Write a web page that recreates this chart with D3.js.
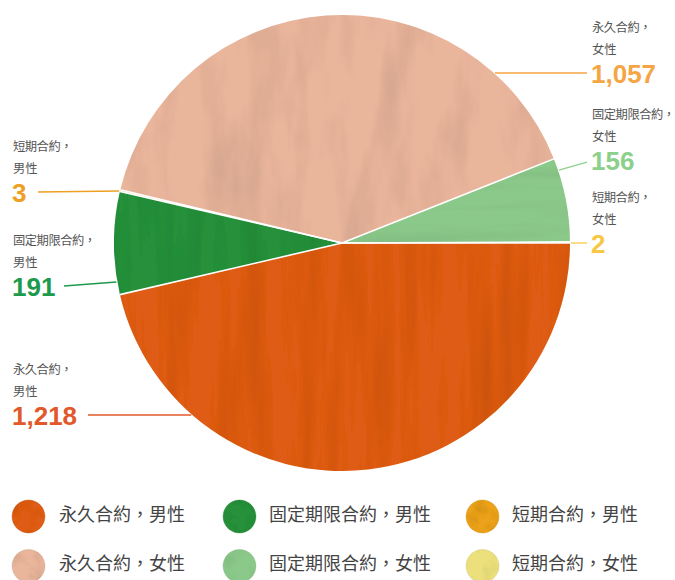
<!DOCTYPE html>
<html><head><meta charset="utf-8">
<script src="https://cdn.jsdelivr.net/npm/d3@7"></script>
<style>
html,body{margin:0;padding:0;background:#fff;}
svg{display:block;}
</style></head>
<body>
<svg id="chart" width="675" height="580"></svg>
<script>
// ---- data ----
const categories = ["永久合約，男性","固定期限合約，男性","短期合約，男性","永久合約，女性","固定期限合約，女性","短期合約，女性"];
const labelLine1 = ["永久合約，","固定期限合約，","短期合約，","永久合約，","固定期限合約，","短期合約，"];
const labelLine2 = ["男性","男性","男性","女性","女性","女性"];
const values = [1218, 191, 3, 1057, 156, 2];
const valueLabels = ["1,218","191","3","1,057","156","2"];

// ---- styles / layout ----
const sliceColors = ["#de5c16","#28903a","#eca21c","#e9b59b","#8bc98a","#ebe07c"];
const numColors   = ["#e2582a","#1d9a4c","#eea023","#f5a543","#8dd08b","#f7c844"];
const sliceFilter = ["wcv","wcv","wcv","wcv2","wch","wcv"];
const cx = 342, cy = 243, R = 228;
const labelPos = [
  {side:"L", x:13,  y:415, xl:88,  ye:415},
  {side:"L", x:13,  y:286, xl:64,  ye:282},
  {side:"L", x:13,  y:192, xl:38,  ye:191},
  {side:"R", x:592, y:73,  xl:587, ye:73},
  {side:"R", x:592, y:160, xl:587, ye:170, yl:162},
  {side:"R", x:592, y:243, xl:587, ye:243}
];
const legCols = [{c:28.5,t:59},{c:239.5,t:269},{c:482.5,t:512}];
const legRows = [{c:516.5,t:521},{c:566,t:570}];

const svg = d3.select("#chart");
const defs = svg.append("defs");
function wcFilter(id, freq, seed, strength, bias){
  const f = defs.append("filter").attr("id", id)
    .attr("x","-5%").attr("y","-5%").attr("width","110%").attr("height","110%");
  f.append("feTurbulence").attr("type","fractalNoise").attr("baseFrequency",freq)
    .attr("numOctaves",4).attr("seed",seed).attr("result","noise");
  f.append("feColorMatrix").attr("in","noise").attr("type","matrix")
    .attr("values",`0 0 0 0 0  0 0 0 0 0  0 0 0 0 0  ${strength} 0 0 0 ${-strength*bias}`).attr("result","shade");
  f.append("feComposite").attr("in","shade").attr("in2","SourceGraphic").attr("operator","in").attr("result","s2");
  const m = f.append("feMerge");
  m.append("feMergeNode").attr("in","SourceGraphic");
  m.append("feMergeNode").attr("in","s2");
}
wcFilter("wcv", "0.05 0.004", 7, 0.4, 0.45);
wcFilter("wcv2", "0.03 0.008", 11, 0.4, 0.44);
wcFilter("wch", "0.004 0.05", 5, 0.4, 0.45);
wcFilter("wcl", "0.06 0.06", 3, 0.4, 0.45);

const pie = d3.pie().sort(null).value(d=>d).startAngle(Math.PI/2).endAngle(Math.PI/2 + 2*Math.PI);
const arc = d3.arc().innerRadius(0).outerRadius(R);
const arcs = pie(values);

const g = svg.append("g").attr("transform",`translate(${cx},${cy})`);
g.selectAll("path.slice").data(arcs).enter().append("path")
  .attr("class","slice")
  .attr("d", arc)
  .attr("fill",(d,i)=>sliceColors[i])
  .attr("filter",(d,i)=>`url(#${sliceFilter[i]})`);
g.selectAll("path.sep").data(arcs).enter().append("path")
  .attr("class","sep")
  .attr("d", d=>{
    const a = d.startAngle;
    return `M0,0L${R*Math.sin(a)},${-R*Math.cos(a)}`;
  })
  .attr("stroke","#fff").attr("stroke-width",1.6).attr("fill","none");

// labels
const cjk = "'Noto Sans CJK TC','Noto Sans CJK SC',sans-serif";
const lab = svg.append("g");
arcs.forEach((d,i)=>{
  const p = labelPos[i];
  const dy = p.ye - cy;
  const dx = Math.sqrt(Math.max(0, R*R - dy*dy));
  const xEdge = p.side==="L" ? cx - dx - 1 : cx + dx + 1;
  lab.append("line")
    .attr("x1",p.xl).attr("y1",p.yl!==undefined ? p.yl : (p.side==="L" ? p.y : p.ye))
    .attr("x2",xEdge).attr("y2",p.ye)
    .attr("stroke",numColors[i]).attr("stroke-width",1.3);
  lab.append("text").attr("x",p.x).attr("y",p.y-41)
    .attr("font-family",cjk).attr("font-size",12.3).attr("letter-spacing",-0.5)
    .attr("fill","#555").text(labelLine1[i]);
  lab.append("text").attr("x",p.x).attr("y",p.y-19)
    .attr("font-family",cjk).attr("font-size",12.3)
    .attr("fill","#555").text(labelLine2[i]);
  lab.append("text").attr("x",p.x-1).attr("y",p.y+10)
    .attr("font-family","'Liberation Sans',Arial,sans-serif").attr("font-weight","bold").attr("font-size",26)
    .attr("fill",numColors[i]).text(valueLabels[i]);
});

// legend
const leg = svg.append("g");
categories.forEach((c,i)=>{
  const col = legCols[i % 3], row = legRows[Math.floor(i/3)];
  leg.append("circle").attr("cx",col.c).attr("cy",row.c).attr("r",16.5)
    .attr("fill",sliceColors[i]).attr("filter","url(#wcl)")
    .attr("stroke",d3.color(sliceColors[i]).darker(0.5)).attr("stroke-opacity",0.3).attr("stroke-width",1);
  leg.append("text").attr("x",col.t).attr("y",row.t)
    .attr("font-family",cjk).attr("font-size",18)
    .attr("fill","#444").text(c);
});
</script>
</body></html>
· · · · · · ·
#### Given task:
Transcribe the listing in full. Omit the pictures and keep every line exact.

#### Expected answer:
Write a web page that recreates this chart with D3.js.
<!DOCTYPE html>
<html><head><meta charset="utf-8">
<script src="https://cdn.jsdelivr.net/npm/d3@7"></script>
<style>
html,body{margin:0;padding:0;background:#fff;}
svg{display:block;}
</style></head>
<body>
<svg id="chart" width="675" height="580"></svg>
<script>
// ---- data ----
const categories = ["永久合約，男性","固定期限合約，男性","短期合約，男性","永久合約，女性","固定期限合約，女性","短期合約，女性"];
const labelLine1 = ["永久合約，","固定期限合約，","短期合約，","永久合約，","固定期限合約，","短期合約，"];
const labelLine2 = ["男性","男性","男性","女性","女性","女性"];
const values = [1218, 191, 3, 1057, 156, 2];
const valueLabels = ["1,218","191","3","1,057","156","2"];

// ---- styles / layout ----
const sliceColors = ["#de5c16","#28903a","#eca21c","#e9b59b","#8bc98a","#ebe07c"];
const numColors   = ["#e2582a","#1d9a4c","#eea023","#f5a543","#8dd08b","#f7c844"];
const sliceFilter = ["wcv","wcv","wcv","wcv2","wch","wcv"];
const cx = 342, cy = 243, R = 228;
const labelPos = [
  {side:"L", x:13,  y:415, xl:88,  ye:415},
  {side:"L", x:13,  y:286, xl:64,  ye:282},
  {side:"L", x:13,  y:192, xl:38,  ye:191},
  {side:"R", x:592, y:73,  xl:587, ye:73},
  {side:"R", x:592, y:160, xl:587, ye:170, yl:162},
  {side:"R", x:592, y:243, xl:587, ye:243}
];
const legCols = [{c:28.5,t:59},{c:239.5,t:269},{c:482.5,t:512}];
const legRows = [{c:516.5,t:521},{c:566,t:570}];

const svg = d3.select("#chart");
const defs = svg.append("defs");
function wcFilter(id, freq, seed, strength, bias){
  const f = defs.append("filter").attr("id", id)
    .attr("x","-5%").attr("y","-5%").attr("width","110%").attr("height","110%");
  f.append("feTurbulence").attr("type","fractalNoise").attr("baseFrequency",freq)
    .attr("numOctaves",4).attr("seed",seed).attr("result","noise");
  f.append("feColorMatrix").attr("in","noise").attr("type","matrix")
    .attr("values",`0 0 0 0 0  0 0 0 0 0  0 0 0 0 0  ${strength} 0 0 0 ${-strength*bias}`).attr("result","shade");
  f.append("feComposite").attr("in","shade").attr("in2","SourceGraphic").attr("operator","in").attr("result","s2");
  const m = f.append("feMerge");
  m.append("feMergeNode").attr("in","SourceGraphic");
  m.append("feMergeNode").attr("in","s2");
}
wcFilter("wcv", "0.05 0.004", 7, 0.4, 0.45);
wcFilter("wcv2", "0.03 0.008", 11, 0.4, 0.44);
wcFilter("wch", "0.004 0.05", 5, 0.4, 0.45);
wcFilter("wcl", "0.06 0.06", 3, 0.4, 0.45);

const pie = d3.pie().sort(null).value(d=>d).startAngle(Math.PI/2).endAngle(Math.PI/2 + 2*Math.PI);
const arc = d3.arc().innerRadius(0).outerRadius(R);
const arcs = pie(values);

const g = svg.append("g").attr("transform",`translate(${cx},${cy})`);
g.selectAll("path.slice").data(arcs).enter().append("path")
  .attr("class","slice")
  .attr("d", arc)
  .attr("fill",(d,i)=>sliceColors[i])
  .attr("filter",(d,i)=>`url(#${sliceFilter[i]})`);
g.selectAll("path.sep").data(arcs).enter().append("path")
  .attr("class","sep")
  .attr("d", d=>{
    const a = d.startAngle;
    return `M0,0L${R*Math.sin(a)},${-R*Math.cos(a)}`;
  })
  .attr("stroke","#fff").attr("stroke-width",1.6).attr("fill","none");

// labels
const cjk = "'Noto Sans CJK TC','Noto Sans CJK SC',sans-serif";
const lab = svg.append("g");
arcs.forEach((d,i)=>{
  const p = labelPos[i];
  const dy = p.ye - cy;
  const dx = Math.sqrt(Math.max(0, R*R - dy*dy));
  const xEdge = p.side==="L" ? cx - dx - 1 : cx + dx + 1;
  lab.append("line")
    .attr("x1",p.xl).attr("y1",p.yl!==undefined ? p.yl : (p.side==="L" ? p.y : p.ye))
    .attr("x2",xEdge).attr("y2",p.ye)
    .attr("stroke",numColors[i]).attr("stroke-width",1.3);
  lab.append("text").attr("x",p.x).attr("y",p.y-41)
    .attr("font-family",cjk).attr("font-size",12.3).attr("letter-spacing",-0.5)
    .attr("fill","#555").text(labelLine1[i]);
  lab.append("text").attr("x",p.x).attr("y",p.y-19)
    .attr("font-family",cjk).attr("font-size",12.3)
    .attr("fill","#555").text(labelLine2[i]);
  lab.append("text").attr("x",p.x-1).attr("y",p.y+10)
    .attr("font-family","'Liberation Sans',Arial,sans-serif").attr("font-weight","bold").attr("font-size",26)
    .attr("fill",numColors[i]).text(valueLabels[i]);
});

// legend
const leg = svg.append("g");
categories.forEach((c,i)=>{
  const col = legCols[i % 3], row = legRows[Math.floor(i/3)];
  leg.append("circle").attr("cx",col.c).attr("cy",row.c).attr("r",16.5)
    .attr("fill",sliceColors[i]).attr("filter","url(#wcl)")
    .attr("stroke",d3.color(sliceColors[i]).darker(0.5)).attr("stroke-opacity",0.3).attr("stroke-width",1);
  leg.append("text").attr("x",col.t).attr("y",row.t)
    .attr("font-family",cjk).attr("font-size",18)
    .attr("fill","#444").text(c);
});
</script>
</body></html>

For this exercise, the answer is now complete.